The key to this recipe is a good quality whole chuck roast. Don't use the pre-cut "stew beef." When you prep the chuck roast, be sure to discard any membranes or tough sections you can't easily squish with your fingers; these will be too tough and chewy to enjoy.

Chop celery, shallots, rutabaga, onions. It is good to keep the rutabaga pieces thin, uniform, and small for even cooking. Use a veggie peeler to peel parsnips. Chop parsnips. Again, keep the parsnip slices thin and uniform.

Add veggies to the crock pot. Add Worcestershire sauce to the crock pot. Trim the chuck roast of all tough pieces, tendon, membrane, etc. and discard.

Cut roast into pieces approximately 1 inch or 1/2 inch pieces. Add chopped roast to crock pot.

Take the stalks of fresh herbs and hold with one hand as you pinch with the opposite hand and "skin" the stalk so that just the leaves come off into the crock pot. Discard the stick/stalks. Season with herb-ed sea salt and black pepper to your liking.
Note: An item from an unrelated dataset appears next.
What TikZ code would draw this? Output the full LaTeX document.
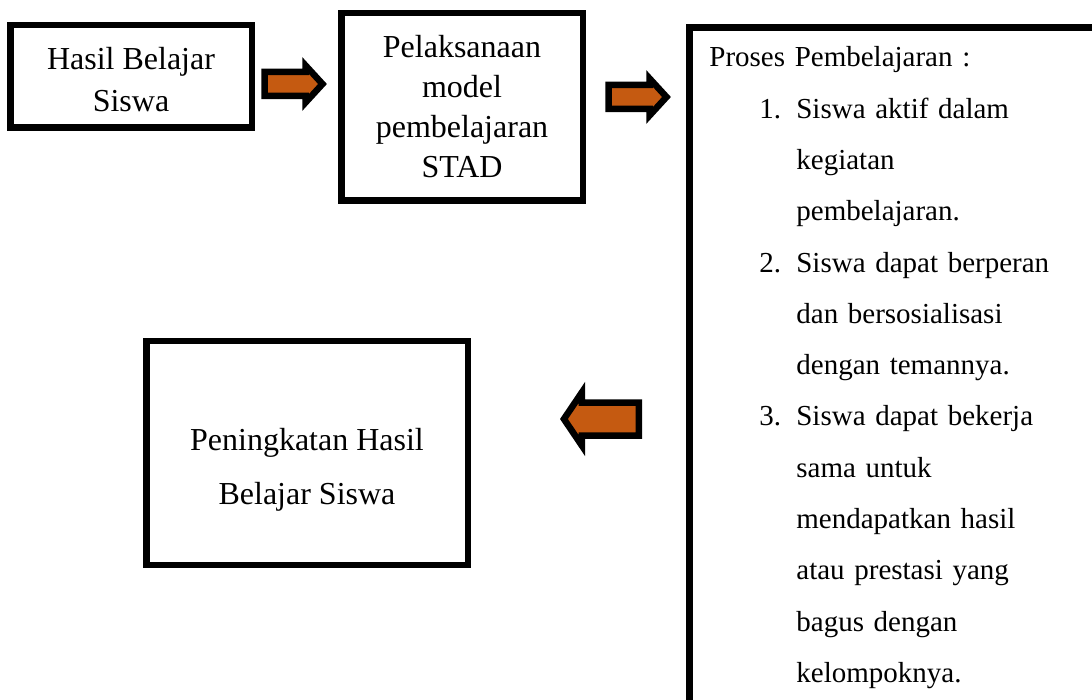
\documentclass[tikz,border=0pt]{standalone}
\usepackage{fontspec}
\setmainfont{Liberation Serif}
\usetikzlibrary{shapes.arrows}
\definecolor{oranye}{HTML}{C55A11}
\newcommand{\butir}[1]{\hspace*{50pt}\makebox[37pt][l]{#1}}
\newcommand{\lanjut}{\hspace*{87pt}}
\tikzset{
    box/.style = {draw = black, line width = 6.5pt, align = center, inner sep = 0pt},
    blockarrow/.style = {single arrow, draw = black, fill = oranye, line width = 6.5pt, inner xsep = 0pt}
}
\begin{document}
\begin{tikzpicture}[x = 1pt, y = -1pt]
            \useasboundingbox (0, 0) rectangle (1092, 700);
            \node[box, minimum width = 241.5pt, minimum height = 102.5pt, font = \fontsize{32}{42}\selectfont] (hasil) at (131, 76.5) {\rule{0pt}{28pt}Hasil Belajar \\ Siswa};
            \node[box, minimum width = 241.5pt, minimum height = 187.5pt, font = \fontsize{32}{40}\selectfont] (stad) at (462, 107) {Pelaksanaan \\ model \\ pembelajaran \\ STAD};
            \node[box, anchor = north west, minimum width = 413.75pt, minimum height = 676pt, align = left, text width = 374pt, inner xsep = 19pt, font = \fontsize{29}{51.3}\selectfont] (proses) at (686.25, 24.5) {\rule{0pt}{24pt}Proses Pembelajaran : \\
                \butir{1.}Siswa aktif dalam \\
                \lanjut kegiatan \\
                \lanjut pembelajaran. \\
                \butir{2.}Siswa dapat berperan \\
                \lanjut dan bersosialisasi \\
                \lanjut dengan temannya. \\
                \butir{3.}Siswa dapat bekerja \\
                \lanjut sama untuk \\
                \lanjut mendapatkan hasil \\
                \lanjut atau prestasi yang \\
                \lanjut bagus dengan \\
                \lanjut kelompoknya.};
            \node[box, minimum width = 321.5pt, minimum height = 223.5pt, font = \fontsize{32}{54}\selectfont] (peningkatan) at (307, 453) {\rule{0pt}{55pt}Peningkatan Hasil \\ Belajar Siswa};

            \node[blockarrow, minimum height = 58pt, minimum width = 32pt, inner ysep = 8.75pt, single arrow head extend = 6.5pt, single arrow tip angle = 95] (panah1) at (288, 84) {};
            \node[blockarrow, minimum height = 58pt, minimum width = 32pt, inner ysep = 8.75pt, single arrow head extend = 6.5pt, single arrow tip angle = 95] (panah2) at (632, 97) {};
            \node[blockarrow, minimum height = 75pt, minimum width = 48pt, inner ysep = 13.25pt, single arrow head extend = 10pt, single arrow tip angle = 112, shape border rotate = 180] (panah3) at (607, 419) {};
        \end{tikzpicture}
\end{document}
If using canned tomatoes, empty can into a strainer over the sink to remove all liquid. Just add the tomatoes to the crockpot. You can use a knife to roughly cut the whole tomatoes into smaller sections. If using fresh whole tomatoes, cut into small sections and add to crockpot.

DO NOT ADD ANY ADDITIONAL LIQUID - NO WATER!:

Cook on low for 6-8 hours or high for 4-6 hours.

In the last 30 minutes of cooking, add the 1/4 cup wine/sherry/marsala and tomato paste. If desired, add a bit more fresh herb or herb-ed sea salt.

Make sure the rutabaga and parsnip are fork tender before serving. If not, cook a bit longer.

When ready to serve, add a bit of Parmesan cheese or sour cream to the bowl if you are not lactose intolerant.

Submitted by: Zara Bear

recipe reviews
Best Beef Stew No Potatoes
 #189163
 Mary (Washington) says:
I'm sorry, but this is not good. I was excited to try this because my daughter does not care for potatoes, or the richness of beef dishes that contain wine. I was skeptical if there was even such a thing as beef stew without said ingredients. Still, I forged ahead with this recipe, followed it exactly, and hoped for a happy surprise. The end result was bland, boring, tasteless. Now I know better: my daughter really is not a beef stew person. There is no substitute for, or point in, a beef stew without hearty potatoes and multi layered flavors.